His Mummy, we heard, came out late one evening and talked to protesters who had gathered outside her house but if this happened, why was the meeting kept secret? Usually when India’s most reclusive political leader deigns to grant an audience, television reporters fall over themselves trying to get a picture or just a sound byte. With hundreds of them covering the protests at India Gate, five minutes away from 10 Janpath, how is it that nobody managed to get any visuals of the audience?

If a single political leader had come out to meet the protesters and tried to share their rage there would perhaps have been no teargas shells, no lathi charge and no violence. So why did it not happen? In trying to answer these questions, in my painted and dented way, I have found myself deducing that none of our political leaders have noticed that in the past few years a new kind of voter has come into being. The profile of this new voter is middle class, aspirational, urban, angry and sick to death of rotten governance and rotten politicians. These voters first became evident when Anna Hazare started his movement against corruption but they have been around longer than that. They have been around since the 2009 election when the Sonia-Manmohan government won its second term.

The new seats that gave the Congress Party its biggest mandate since 1991 came mostly from urban India. But, because Sonia and Rahul Gandhi believed wrongly that it was MNREGA and their concern for ‘the poor’ that gave them the mandate, they concentrated on wooing rural India with more and more largesse. Often this largesse is named after some member of the Gandhi family in the hope that illiterate and destitute people will think that if they get a housing loan under the Indira Awaas scheme or health insurance through a Rajiv Gandhi card, they will continue to vote for the Dynasty. It is unethical to use taxpayers’ money for personal propaganda but nobody objected. Not the desperately poor beneficiaries and not the leftist economists who make a living out of patronising the poor. Unfortunately, this means poverty must remain forever and ever.

Leftist economists who form the inner circle of advisors around Sonia and Rahul Gandhi despise the economic liberalisation that the Prime Minister was responsible for when he was P V Narasimha Rao’s Finance Minister. They despise it because it created an urban middle class that today refuses to believe that ‘India’s poverty’ is to blame for bad governance, injustice, disparity and corruption. In order to continue to try and preserve the old order, leftist intellectuals and politicians have taken to frequenting prime time chat shows to denounce development and prosperity. I am in regular TV studio combat with people who tell me that the economic reforms have created a model development that has brought prosperity to only a few. When I ask if there was not more poverty in those old socialist times they become speechless with rage.
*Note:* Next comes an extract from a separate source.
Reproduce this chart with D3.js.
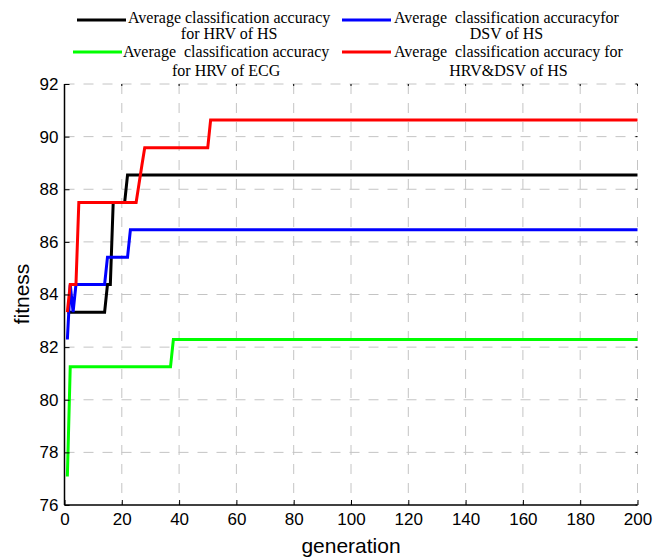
<!DOCTYPE html>
<html><head><meta charset="utf-8">
<script src="https://cdn.jsdelivr.net/npm/d3@7"></script>
<style>body{margin:0;background:#fff}</style>
</head><body><svg id="c" width="654" height="558"></svg>
<script>
// Step points: [generation, value]; each value holds until the next listed generation
const blackSteps = [[1,83.33],[14,83.33],[15,84.38],[16,84.38],[17,87.5],[21,87.5],[22,88.54],[200,88.54]];
const blueSteps  = [[1,82.29],[2,84.38],[3,83.33],[4,84.38],[14,84.38],[15,85.42],[22,85.42],[23,86.46],[200,86.46]];
const greenSteps = [[1,77.08],[2,81.25],[37,81.25],[38,82.29],[200,82.29]];
const redSteps   = [[1,83.33],[2,84.38],[4,84.38],[5,87.5],[25,87.5],[26,88.2],[27,88.9],[28,89.58],[50,89.58],[51,90.63],[200,90.63]];
const xTicks = [0,20,40,60,80,100,120,140,160,180,200];
const yTicks = [76,78,80,82,84,86,88,90,92];
const legendLabels = [
  ["Average classification accuracy","for HRV of HS"],
  ["Average  classification accuracyfor","DSV of HS"],
  ["Average  classification accuracy","for HRV of ECG"],
  ["Average  classification accuracy for","HRV&DSV of HS"]
];
const colors = ["#000000","#0000ff","#00ff00","#ff0000"];
const seriesList = [blackSteps, blueSteps, greenSteps, redSteps];

const svg = d3.select("#c");
const L=64.5, R=637.5, T=84, B=505;
const x = d3.scaleLinear().domain([0,200]).range([L,R]);
const y = d3.scaleLinear().domain([76,92]).range([B,T]);

// grid
const grid = svg.append("g");
xTicks.slice(1).forEach(t=>grid.append("line").attr("x1",x(t)).attr("x2",x(t)).attr("y1",T).attr("y2",B)
  .attr("stroke","#c4c4c4").attr("stroke-dasharray","10,9"));
yTicks.slice(1).forEach(t=>grid.append("line").attr("x1",L).attr("x2",R).attr("y1",y(t)).attr("y2",y(t))
  .attr("stroke","#c4c4c4").attr("stroke-dasharray","10,9"));

// series (expand step points to one point per generation)
function expand(steps){
  const pts=[];
  for(let i=0;i<steps.length-1;i++){
    const [g0,v0]=steps[i],[g1]=steps[i+1];
    for(let g=g0; g<g1; g++) pts.push([g,v0]);
  }
  pts.push(steps[steps.length-1]);
  return pts;
}
const line = d3.line().x(d=>x(d[0])).y(d=>y(d[1]));
seriesList.forEach((s,i)=>{
  svg.append("path").attr("d",line(expand(s))).attr("fill","none")
    .attr("stroke",colors[i]).attr("stroke-width",3).attr("stroke-linejoin","miter");
});

// axes
const xAxis = d3.axisBottom(x).tickValues(xTicks).tickSize(-5).tickPadding(8);
const gx = svg.append("g").attr("transform",`translate(0,${B})`).call(xAxis);
const yAxis = d3.axisLeft(y).tickValues(yTicks).tickSize(-5).tickPadding(6);
const gy = svg.append("g").attr("transform",`translate(${L},0)`).call(yAxis);
[gx,gy].forEach(g=>{
  g.select(".domain").attr("stroke","#000").attr("stroke-width",1.5);
  g.selectAll(".tick line").attr("stroke","#000").attr("stroke-width",1);
  g.selectAll(".tick text").attr("font-family","Liberation Sans, Arial, sans-serif").attr("font-size",17).attr("fill","#000");
});
gx.select(".domain").attr("d",`M${L},0H${R}`);
gy.select(".domain").attr("d",`M0,${B}V${T}`);
// small top/right ticks
xTicks.forEach(t=>svg.append("line").attr("x1",x(t)).attr("x2",x(t)).attr("y1",T).attr("y2",T+2).attr("stroke","#000"));
yTicks.forEach(t=>svg.append("line").attr("x1",R-2).attr("x2",R).attr("y1",y(t)).attr("y2",y(t)).attr("stroke","#000"));

svg.append("text").attr("x",351).attr("y",553).attr("text-anchor","middle")
  .attr("font-family","Liberation Sans, Arial, sans-serif").attr("font-size",21).text("generation");
svg.append("text").attr("transform","translate(29,294) rotate(-90)").attr("text-anchor","middle")
  .attr("font-family","Liberation Sans, Arial, sans-serif").attr("font-size",21).text("fitness");

// legend: [lineX, lineY, textX, baseline1, baseline2]
const legPos = [[77,20,128,23,39],[342,20,394,23,39],[73,52,123,57,76],[342,52,394,57,76]];
legendLabels.forEach((lab,i)=>{
  const [lx,ly,tx,b1,b2]=legPos[i];
  const g=svg.append("g");
  g.append("line").attr("x1",lx).attr("x2",lx+49).attr("y1",ly).attr("y2",ly).attr("stroke",colors[i]).attr("stroke-width",3);
  const t1=g.append("text").attr("x",tx).attr("y",b1).attr("font-family","Liberation Serif, Times New Roman, serif")
    .attr("font-size",16).attr("xml:space","preserve").style("white-space","pre").text(lab[0]);
  const w=t1.node().getComputedTextLength();
  g.append("text").attr("x",tx+w/2).attr("y",b2).attr("text-anchor","middle")
    .attr("font-family","Liberation Serif, Times New Roman, serif").attr("font-size",16).text(lab[1]);
});
</script></body></html>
The truth is they do not know how to deal with the new India or the new middle classes. So they persuade the Congress Party’s royal family to continue to play by the old rules of patronising the poor and glorifying poverty. Nobody dares tell them that the old rules of politics no longer work and that there is a new multi-caste, middle class for whom their government has done nothing since winning re-election. So if the chickens are coming home to roost nobody should complain.

Had one leader in those high offices on Raisina Hill understood how the times had changed we may have been spared the sickening sight of policemen attacking students and young women with sticks and teargas shells. So what if they were ‘painted and dented’.